### Your goal
Go through the data and copy every line exactly, but not the images.
** begin **
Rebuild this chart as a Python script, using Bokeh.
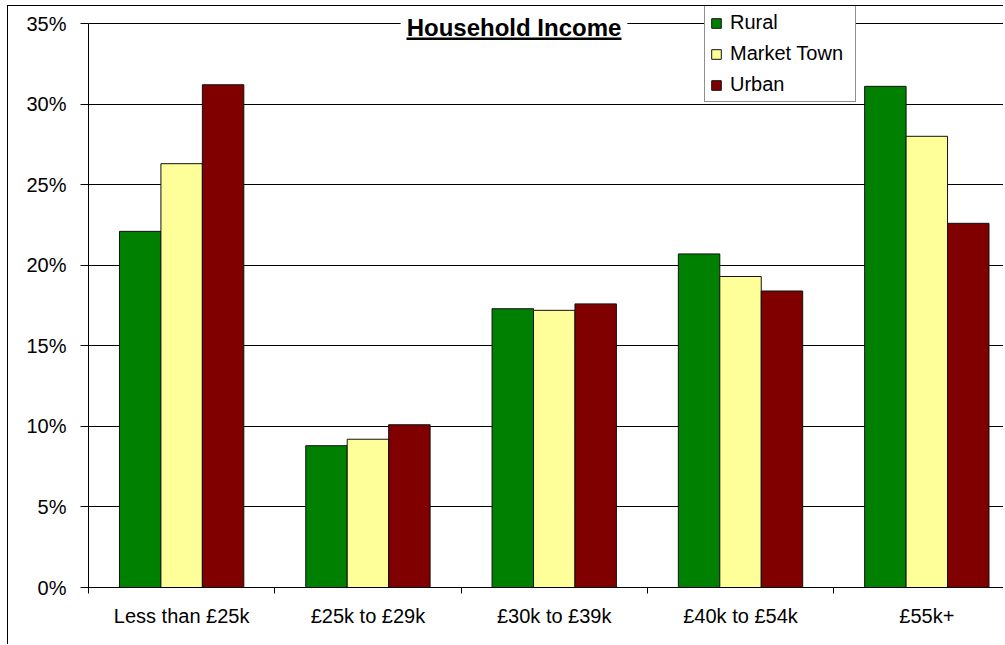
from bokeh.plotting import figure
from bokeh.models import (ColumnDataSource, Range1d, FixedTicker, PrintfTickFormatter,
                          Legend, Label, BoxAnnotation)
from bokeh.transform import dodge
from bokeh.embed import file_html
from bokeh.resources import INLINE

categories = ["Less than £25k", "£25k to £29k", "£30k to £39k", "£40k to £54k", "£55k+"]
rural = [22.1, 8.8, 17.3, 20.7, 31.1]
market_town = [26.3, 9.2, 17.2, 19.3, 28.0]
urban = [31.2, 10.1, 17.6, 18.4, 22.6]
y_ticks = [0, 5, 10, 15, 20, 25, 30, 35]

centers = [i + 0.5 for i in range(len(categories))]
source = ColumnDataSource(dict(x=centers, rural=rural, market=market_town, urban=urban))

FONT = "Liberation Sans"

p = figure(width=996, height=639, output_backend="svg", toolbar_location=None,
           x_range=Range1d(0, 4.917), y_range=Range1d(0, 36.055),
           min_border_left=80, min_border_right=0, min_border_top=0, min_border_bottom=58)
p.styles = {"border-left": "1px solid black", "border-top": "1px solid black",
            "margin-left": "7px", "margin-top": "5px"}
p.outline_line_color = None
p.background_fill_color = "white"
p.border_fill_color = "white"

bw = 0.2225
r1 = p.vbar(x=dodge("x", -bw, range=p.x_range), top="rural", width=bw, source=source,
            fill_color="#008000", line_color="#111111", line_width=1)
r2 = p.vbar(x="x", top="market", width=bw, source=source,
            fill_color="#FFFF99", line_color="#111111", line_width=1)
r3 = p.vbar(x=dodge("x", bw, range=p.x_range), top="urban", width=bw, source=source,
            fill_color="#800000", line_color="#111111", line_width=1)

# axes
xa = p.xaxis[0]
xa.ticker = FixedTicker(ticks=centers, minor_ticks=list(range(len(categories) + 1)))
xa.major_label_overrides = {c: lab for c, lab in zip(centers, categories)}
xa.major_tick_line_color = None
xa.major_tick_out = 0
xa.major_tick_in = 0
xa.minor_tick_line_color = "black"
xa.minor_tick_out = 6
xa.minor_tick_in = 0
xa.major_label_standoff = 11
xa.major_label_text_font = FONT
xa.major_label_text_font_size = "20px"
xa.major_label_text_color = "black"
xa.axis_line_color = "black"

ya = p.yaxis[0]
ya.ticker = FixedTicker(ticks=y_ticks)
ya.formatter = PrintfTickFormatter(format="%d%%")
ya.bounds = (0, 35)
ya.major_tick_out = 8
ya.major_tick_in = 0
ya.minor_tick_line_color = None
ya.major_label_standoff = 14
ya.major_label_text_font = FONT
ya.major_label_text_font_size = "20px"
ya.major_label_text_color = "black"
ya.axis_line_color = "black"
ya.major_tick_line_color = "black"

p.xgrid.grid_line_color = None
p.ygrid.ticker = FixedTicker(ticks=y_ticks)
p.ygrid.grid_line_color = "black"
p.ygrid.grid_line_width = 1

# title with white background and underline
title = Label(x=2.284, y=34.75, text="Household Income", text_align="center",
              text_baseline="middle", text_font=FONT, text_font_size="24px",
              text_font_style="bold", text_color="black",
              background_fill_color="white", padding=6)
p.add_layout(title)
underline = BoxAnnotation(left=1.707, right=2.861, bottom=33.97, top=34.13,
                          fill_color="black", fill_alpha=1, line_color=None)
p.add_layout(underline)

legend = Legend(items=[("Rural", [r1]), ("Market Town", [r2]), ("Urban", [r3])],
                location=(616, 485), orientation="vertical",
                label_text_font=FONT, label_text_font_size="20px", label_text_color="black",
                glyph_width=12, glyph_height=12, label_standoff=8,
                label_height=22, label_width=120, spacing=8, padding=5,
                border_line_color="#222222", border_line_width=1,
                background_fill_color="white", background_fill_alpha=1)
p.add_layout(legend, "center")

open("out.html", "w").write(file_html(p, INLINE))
** end **
### Completed exercise
Rebuild this chart as a Python script, using Bokeh.
from bokeh.plotting import figure
from bokeh.models import (ColumnDataSource, Range1d, FixedTicker, PrintfTickFormatter,
                          Legend, Label, BoxAnnotation)
from bokeh.transform import dodge
from bokeh.embed import file_html
from bokeh.resources import INLINE

categories = ["Less than £25k", "£25k to £29k", "£30k to £39k", "£40k to £54k", "£55k+"]
rural = [22.1, 8.8, 17.3, 20.7, 31.1]
market_town = [26.3, 9.2, 17.2, 19.3, 28.0]
urban = [31.2, 10.1, 17.6, 18.4, 22.6]
y_ticks = [0, 5, 10, 15, 20, 25, 30, 35]

centers = [i + 0.5 for i in range(len(categories))]
source = ColumnDataSource(dict(x=centers, rural=rural, market=market_town, urban=urban))

FONT = "Liberation Sans"

p = figure(width=996, height=639, output_backend="svg", toolbar_location=None,
           x_range=Range1d(0, 4.917), y_range=Range1d(0, 36.055),
           min_border_left=80, min_border_right=0, min_border_top=0, min_border_bottom=58)
p.styles = {"border-left": "1px solid black", "border-top": "1px solid black",
            "margin-left": "7px", "margin-top": "5px"}
p.outline_line_color = None
p.background_fill_color = "white"
p.border_fill_color = "white"

bw = 0.2225
r1 = p.vbar(x=dodge("x", -bw, range=p.x_range), top="rural", width=bw, source=source,
            fill_color="#008000", line_color="#111111", line_width=1)
r2 = p.vbar(x="x", top="market", width=bw, source=source,
            fill_color="#FFFF99", line_color="#111111", line_width=1)
r3 = p.vbar(x=dodge("x", bw, range=p.x_range), top="urban", width=bw, source=source,
            fill_color="#800000", line_color="#111111", line_width=1)

# axes
xa = p.xaxis[0]
xa.ticker = FixedTicker(ticks=centers, minor_ticks=list(range(len(categories) + 1)))
xa.major_label_overrides = {c: lab for c, lab in zip(centers, categories)}
xa.major_tick_line_color = None
xa.major_tick_out = 0
xa.major_tick_in = 0
xa.minor_tick_line_color = "black"
xa.minor_tick_out = 6
xa.minor_tick_in = 0
xa.major_label_standoff = 11
xa.major_label_text_font = FONT
xa.major_label_text_font_size = "20px"
xa.major_label_text_color = "black"
xa.axis_line_color = "black"

ya = p.yaxis[0]
ya.ticker = FixedTicker(ticks=y_ticks)
ya.formatter = PrintfTickFormatter(format="%d%%")
ya.bounds = (0, 35)
ya.major_tick_out = 8
ya.major_tick_in = 0
ya.minor_tick_line_color = None
ya.major_label_standoff = 14
ya.major_label_text_font = FONT
ya.major_label_text_font_size = "20px"
ya.major_label_text_color = "black"
ya.axis_line_color = "black"
ya.major_tick_line_color = "black"

p.xgrid.grid_line_color = None
p.ygrid.ticker = FixedTicker(ticks=y_ticks)
p.ygrid.grid_line_color = "black"
p.ygrid.grid_line_width = 1

# title with white background and underline
title = Label(x=2.284, y=34.75, text="Household Income", text_align="center",
              text_baseline="middle", text_font=FONT, text_font_size="24px",
              text_font_style="bold", text_color="black",
              background_fill_color="white", padding=6)
p.add_layout(title)
underline = BoxAnnotation(left=1.707, right=2.861, bottom=33.97, top=34.13,
                          fill_color="black", fill_alpha=1, line_color=None)
p.add_layout(underline)

legend = Legend(items=[("Rural", [r1]), ("Market Town", [r2]), ("Urban", [r3])],
                location=(616, 485), orientation="vertical",
                label_text_font=FONT, label_text_font_size="20px", label_text_color="black",
                glyph_width=12, glyph_height=12, label_standoff=8,
                label_height=22, label_width=120, spacing=8, padding=5,
                border_line_color="#222222", border_line_width=1,
                background_fill_color="white", background_fill_alpha=1)
p.add_layout(legend, "center")

open("out.html", "w").write(file_html(p, INLINE))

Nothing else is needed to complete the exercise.